_What needs to be done:_ From the data that follows, copy every line holding the string "this".

_Record excerpts:_
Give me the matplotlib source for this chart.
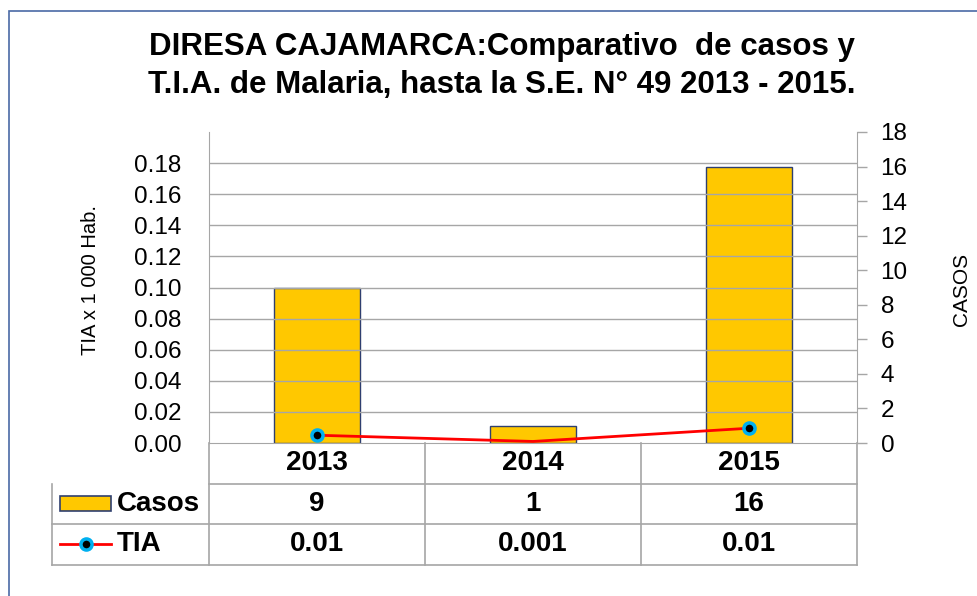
import matplotlib.pyplot as plt
import matplotlib.patches as mpatches
import matplotlib.transforms as mtransforms
from matplotlib.lines import Line2D

plt.rcParams["font.family"] = ["Liberation Sans", "DejaVu Sans"]

# Data
years = ["2013", "2014", "2015"]
casos = [9, 1, 16]
tia = [0.005, 0.001, 0.0095]
tia_labels = ["0.01", "0.001", "0.01"]

BAR_COLOR = "#FFC800"
BAR_EDGE = "#2F3F6F"
LINE_COLOR = "#FF0000"
MARK_EDGE = "#00B0F0"
GRID = "#A6A6A6"

W, H = 977, 596
fig = plt.figure(figsize=(W / 100, H / 100), dpi=100)

# outer frame
fig.patches.append(mpatches.Rectangle((9 / W, -0.05), 1.2, 1 - 11 / H + 0.05,
                                      transform=fig.transFigure, fill=False,
                                      edgecolor="#4A6AA5", linewidth=1.2))

left, right, top, bottom = 209, 857, 132, 443
ax = fig.add_axes([left / W, 1 - bottom / H, (right - left) / W, (bottom - top) / H])
ax2 = ax.twinx()

x = list(range(len(years)))

# bars on the right (CASOS) axis
ax2.bar(x, casos, width=0.4, color=BAR_COLOR, edgecolor=BAR_EDGE, linewidth=1.0, zorder=2)
ax2.set_ylim(0, 18)
ax2.set_yticks(range(0, 19, 2))
ax2.tick_params(axis="y", labelsize=17.5, length=7, width=1, color=GRID, pad=10)
for s in ["top", "left", "bottom"]:
    ax2.spines[s].set_visible(False)
ax2.spines["right"].set_color(GRID)

# line on the left (TIA) axis, drawn above the bars
ax.set_zorder(ax2.get_zorder() + 1)
ax.patch.set_visible(False)
ax.plot(x, tia, color=LINE_COLOR, lw=2, marker="o", markersize=8,
        markerfacecolor="black", markeredgecolor=MARK_EDGE, markeredgewidth=2.5,
        markevery=[0, 2], zorder=3, clip_on=False)
ax.set_ylim(0, 0.2)
yt = [i * 0.02 for i in range(10)]
ax.set_yticks(yt)
ax.set_yticklabels([f"{v:.2f}" for v in yt])
ax.tick_params(axis="y", labelsize=17.5, length=0, pad=20)
ax.set_xlim(-0.5, 2.5)
ax.set_xticks([])
for g in yt[1:]:
    ax.axhline(g, color=GRID, lw=1, zorder=0)
for s in ["top", "right"]:
    ax.spines[s].set_visible(False)
ax.spines["left"].set_color(GRID)
ax.spines["bottom"].set_color(GRID)

# data table below the plot
trans = mtransforms.blended_transform_factory(ax.transData, ax.transAxes)
row_h = 40.5 / (bottom - top)
x_leg = -0.5 - (left - 52) / 216
line_kw = dict(color=GRID, lw=1.2, transform=trans, clip_on=False)
for i in range(1, 4):
    x0 = x_leg if i > 1 else -0.5
    ax.add_line(Line2D([x0, 2.5], [-i * row_h] * 2, **line_kw))
ax.add_line(Line2D([x_leg, x_leg], [-row_h, -3 * row_h], **line_kw))
for xv in [-0.5, 0.5, 1.5, 2.5]:
    ax.add_line(Line2D([xv, xv], [0, -3 * row_h], **line_kw))

TFS = 20
for i, yr in enumerate(years):
    ax.text(i, -0.5 * row_h, yr, transform=trans, ha="center", va="center",
            fontsize=TFS, fontweight="bold")
    ax.text(i, -1.5 * row_h, str(casos[i]), transform=trans, ha="center",
            va="center", fontsize=TFS, fontweight="bold")
    ax.text(i, -2.5 * row_h, tia_labels[i], transform=trans, ha="center",
            va="center", fontsize=TFS, fontweight="bold")

# legend keys inside the table
k0, k1 = x_leg + 8 / 216, x_leg + 59 / 216
ax.add_patch(mpatches.Rectangle((k0, -1.5 * row_h - 7.5 / 311), k1 - k0, 15 / 311,
                                transform=trans, clip_on=False, facecolor=BAR_COLOR,
                                edgecolor=BAR_EDGE, linewidth=1.2))
ax.add_line(Line2D([k0, k1], [-2.5 * row_h] * 2, color=LINE_COLOR, lw=2,
                   transform=trans, clip_on=False))
ax.add_line(Line2D([(k0 + k1) / 2], [-2.5 * row_h], marker="o", markersize=8,
                   markerfacecolor="black", markeredgecolor=MARK_EDGE,
                   markeredgewidth=2.5, transform=trans, clip_on=False))
ax.text(x_leg + 65 / 216, -1.5 * row_h, "Casos", transform=trans, ha="left",
        va="center", fontsize=TFS, fontweight="bold")
ax.text(x_leg + 65 / 216, -2.5 * row_h, "TIA", transform=trans, ha="left",
        va="center", fontsize=TFS, fontweight="bold")

# axis titles
fig.text(91 / W, 1 - 280 / H, "TIA x 1 000 Hab.", rotation=90, ha="center",
         va="center", fontsize=14.5)
fig.text(962 / W, 1 - 289 / H, "CASOS", rotation=90, ha="center",
         va="center", fontsize=15)

# title
fig.text(502 / W, 1 - 66 / H,
         "DIRESA CAJAMARCA:Comparativo  de casos y\nT.I.A. de Malaria, hasta la S.E. N° 49 2013 - 2015.",
         ha="center", va="center", fontsize=22.5, fontweight="bold", linespacing=1.32)

fig.savefig("out.png", dpi=100)
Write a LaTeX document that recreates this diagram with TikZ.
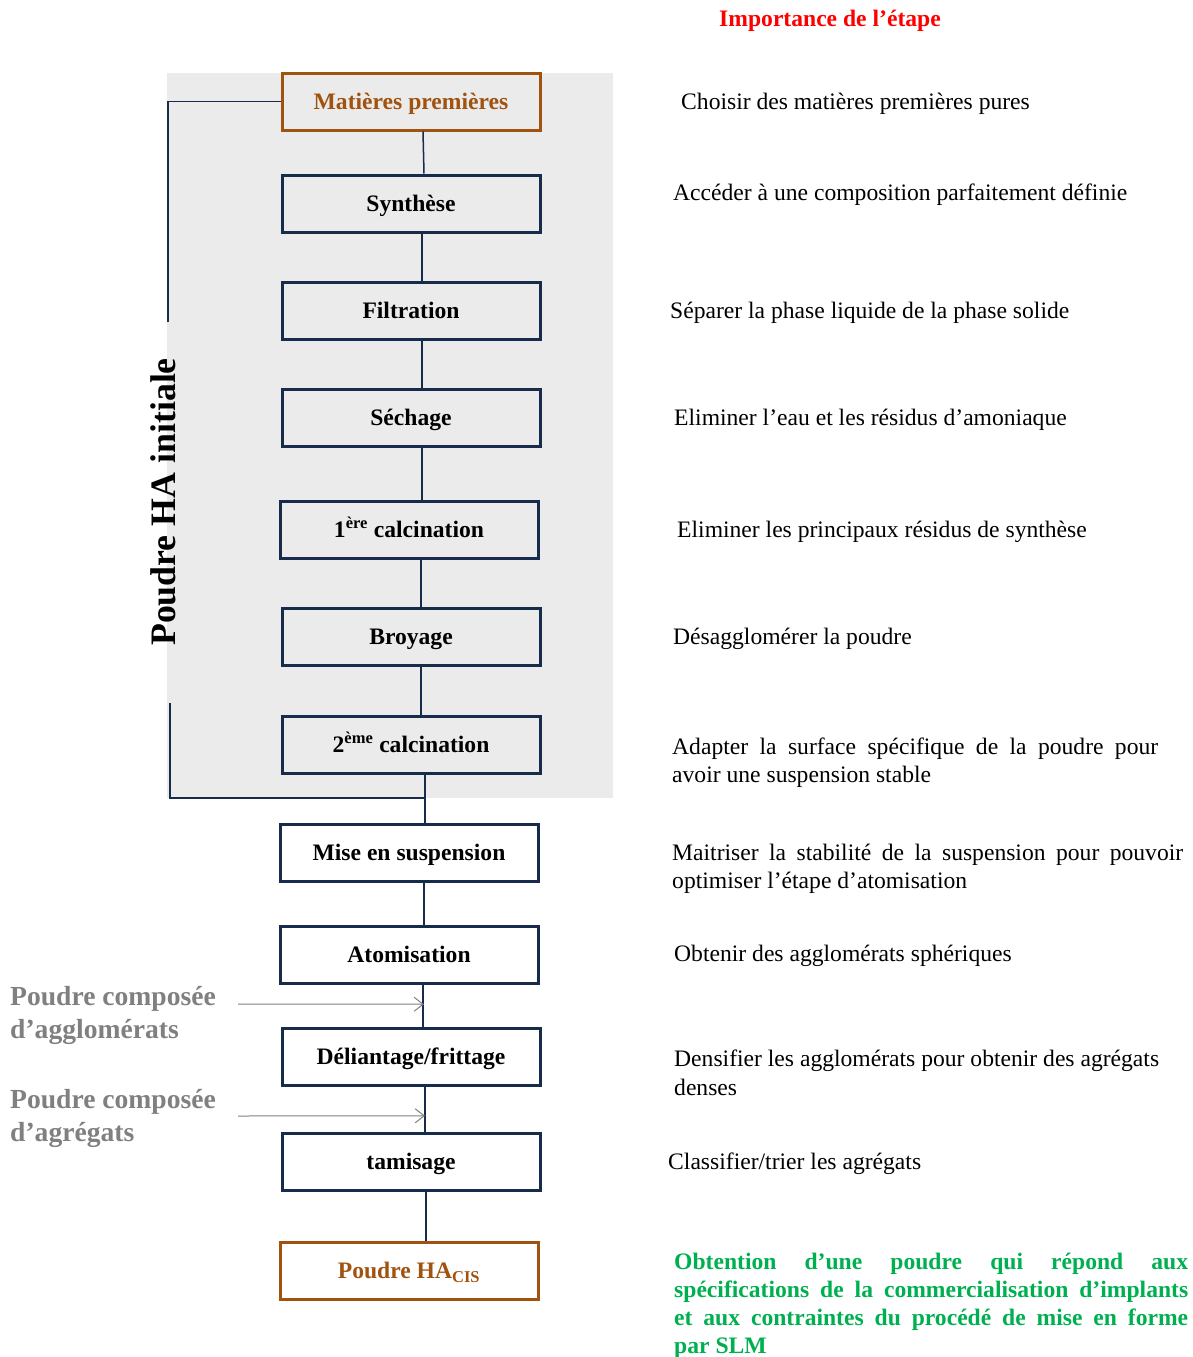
\documentclass[tikz,border=0pt]{standalone}
\usepackage{fontspec}
\setmainfont{Liberation Serif}
\usetikzlibrary{arrows.meta, positioning, calc}
\definecolor{navy}{RGB}{23,43,74}
\definecolor{rust}{RGB}{160,82,15}
\definecolor{panel}{RGB}{235,235,235}
\definecolor{leaf}{RGB}{0,176,80}
\definecolor{ash}{RGB}{128,128,128}
\tikzset{
    etape/.style = {rectangle, draw=navy, line width=3pt, minimum width=258pt, minimum height=57pt, align=center, text height=17pt, text depth=1pt, font=\fontsize{23.6}{28}\selectfont\bfseries},
    brut/.style = {etape, draw=rust, text=rust},
    lien/.style = {navy, line width=1.5pt},
    desc/.style = {anchor=west, inner sep=0pt, yshift=-2pt, font=\fontsize{23.6}{28.5}\selectfont},
    gris/.style = {anchor=west, inner sep=0pt, align=left, text=ash, font=\fontsize{27.6}{33}\selectfont\bfseries},
    fleche/.style = {ash, line width=1pt, -{Straight Barb[length=9pt,width=14pt]}}
}

\begin{document}
\begin{tikzpicture}[x=1pt, y=-1pt]
\useasboundingbox (0,0) rectangle (1192,1357);
% fond gris
\fill[panel] (167,73) rectangle (613,798);

\node (titre) [text=red, font=\fontsize{23.6}{28}\selectfont\bfseries] at (830,21) {Importance de l’étape};

% etapes
\node (mat)  [brut]  at (411,101.5)  {Matières premières};
\node (syn)  [etape] at (411,203.5)  {Synthèse};
\node (fil)  [etape] at (411,310.5)  {Filtration};
\node (sec)  [etape] at (411,417.5)  {Séchage};
\node (cal1) [etape] at (409,529.5)  {1\textsuperscript{ère} calcination};
\node (bro)  [etape] at (411,636.5)  {Broyage};
\node (cal2) [etape] at (411,744.5)  {2\textsuperscript{ème} calcination};
\node (sus)  [etape] at (409,852.5)  {Mise en suspension};
\node (ato)  [etape] at (409,954.5)  {Atomisation};
\node (del)  [etape] at (411,1056.5) {Déliantage/frittage};
\node (tam)  [etape] at (411,1161.5) {tamisage};
\node (cis)  [brut]  at (409,1270.5) {Poudre HA\textsubscript{CIS}};

\draw [lien] ([xshift=12pt]mat.south) -- ([xshift=13pt]syn.north);
\draw [lien] ([xshift=11pt]syn.south) -- ([xshift=11pt]fil.north);
\draw [lien] ([xshift=11pt]fil.south) -- ([xshift=11pt]sec.north);
\draw [lien] ([xshift=11pt]sec.south) -- ([xshift=13pt]cal1.north);
\draw [lien] ([xshift=12pt]cal1.south) -- ([xshift=10pt]bro.north);
\draw [lien] ([xshift=10pt]bro.south) -- ([xshift=10pt]cal2.north);
\draw [lien] ([xshift=14pt]cal2.south) -- ([xshift=16pt]sus.north);
\draw [lien] ([xshift=15pt]sus.south) -- ([xshift=15pt]ato.north);
\draw [lien] ([xshift=14pt]ato.south) -- ([xshift=12pt]del.north);
\draw [lien] ([xshift=14pt]del.south) -- ([xshift=14pt]tam.north);
\draw [lien] ([xshift=15pt]tam.south) -- ([xshift=17pt]cis.north);

% accolade poudre initiale
\coordinate (j) at (425,798);
\draw [lien, line width=1.2pt] (mat.west) -| (168,322);
\draw [lien, line width=1.2pt] (170,703) |- (j);
\node (ini) [rotate=90, font=\fontsize{35.8}{40}\selectfont\bfseries] at (163,502) {Poudre HA initiale};

% poudres intermediaires
\node (agl) [gris] at (10,1015) {Poudre composée\\d’agglomérats};
\node (agr) [gris] at (10,1118) {Poudre composée\\d’agrégats};
\coordinate (a1) at (238,1004);
\coordinate (a2) at (238,1116);
\coordinate (b1) at ($(ato.south)!0.47!(del.north)+(14,0)$);
\coordinate (b2) at ($(del.south)!0.65!(tam.north)+(14,0)$);
\draw [fleche] (a1) -- (b1);
\draw [fleche] (a2) -- (b2);

% importance de chaque etape
\node (d1)  [desc] at (681,102)  {Choisir des matières premières pures};
\node (d2)  [desc] at (673,193)  {Accéder à une composition parfaitement définie};
\node (d3)  [desc] at (670,311)  {Séparer la phase liquide de la phase solide};
\node (d4)  [desc] at (674,418)  {Eliminer l’eau et les résidus d’amoniaque};
\node (d5)  [desc] at (677,530)  {Eliminer les principaux résidus de synthèse};
\node (d6)  [desc] at (673,637)  {Désagglomérer la poudre};
\node (d7)  [desc, text width=486pt, align=justify] at (672,760.5) {Adapter la surface spécifique de la poudre pour\linebreak avoir une suspension stable};
\node (d8)  [desc, text width=511pt, align=justify] at (672,867) {Maitriser la stabilité de la suspension pour pouvoir\linebreak optimiser l’étape d’atomisation};
\node (d9)  [desc] at (674,954)  {Obtenir des agglomérats sphériques};
\node (d10) [desc, align=left] at (674,1071) {Densifier les agglomérats pour obtenir des agrégats\\denses};
\node (d11) [desc] at (668,1162) {Classifier/trier les agrégats};
\node (fin) [desc, text=leaf, font=\fontsize{23.6}{28}\selectfont\bfseries, text width=514pt, align=justify] at (674,1304) {Obtention d’une poudre qui répond aux\linebreak spécifications de la commercialisation d’implants\linebreak et aux contraintes du procédé de mise en forme\linebreak par SLM};
\end{tikzpicture}
\end{document}
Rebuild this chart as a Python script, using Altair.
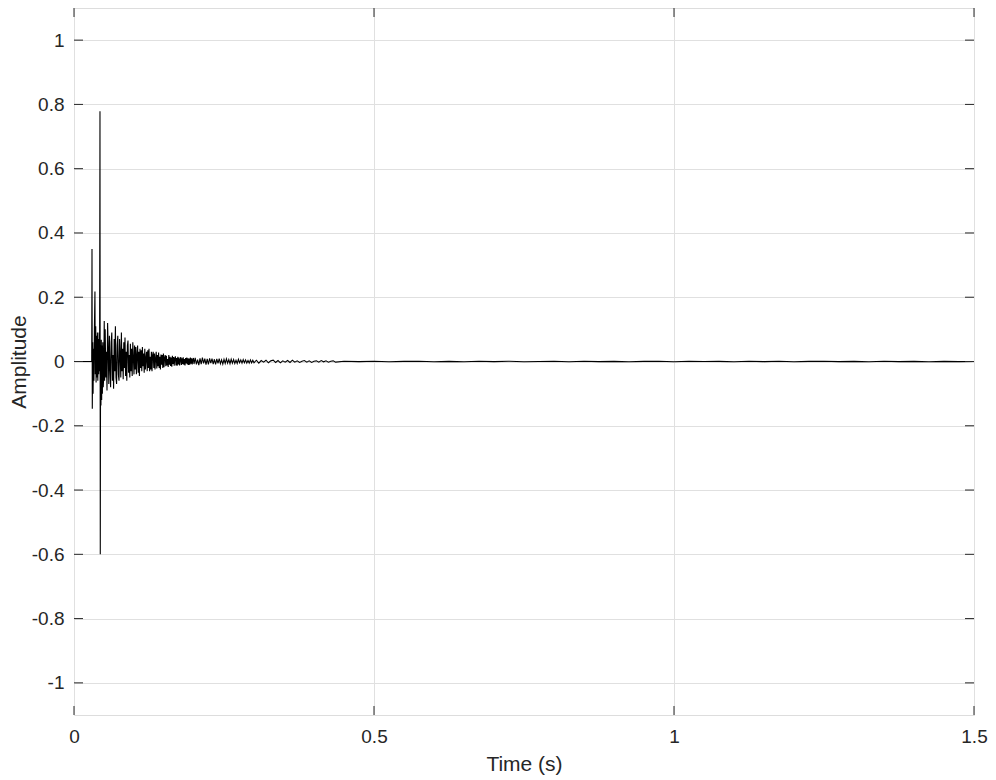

_Response:_
Give me the matplotlib source for this chart.
Write a LaTeX document that recreates this diagram with TikZ.
Rebuild this chart as a Python script, using Altair.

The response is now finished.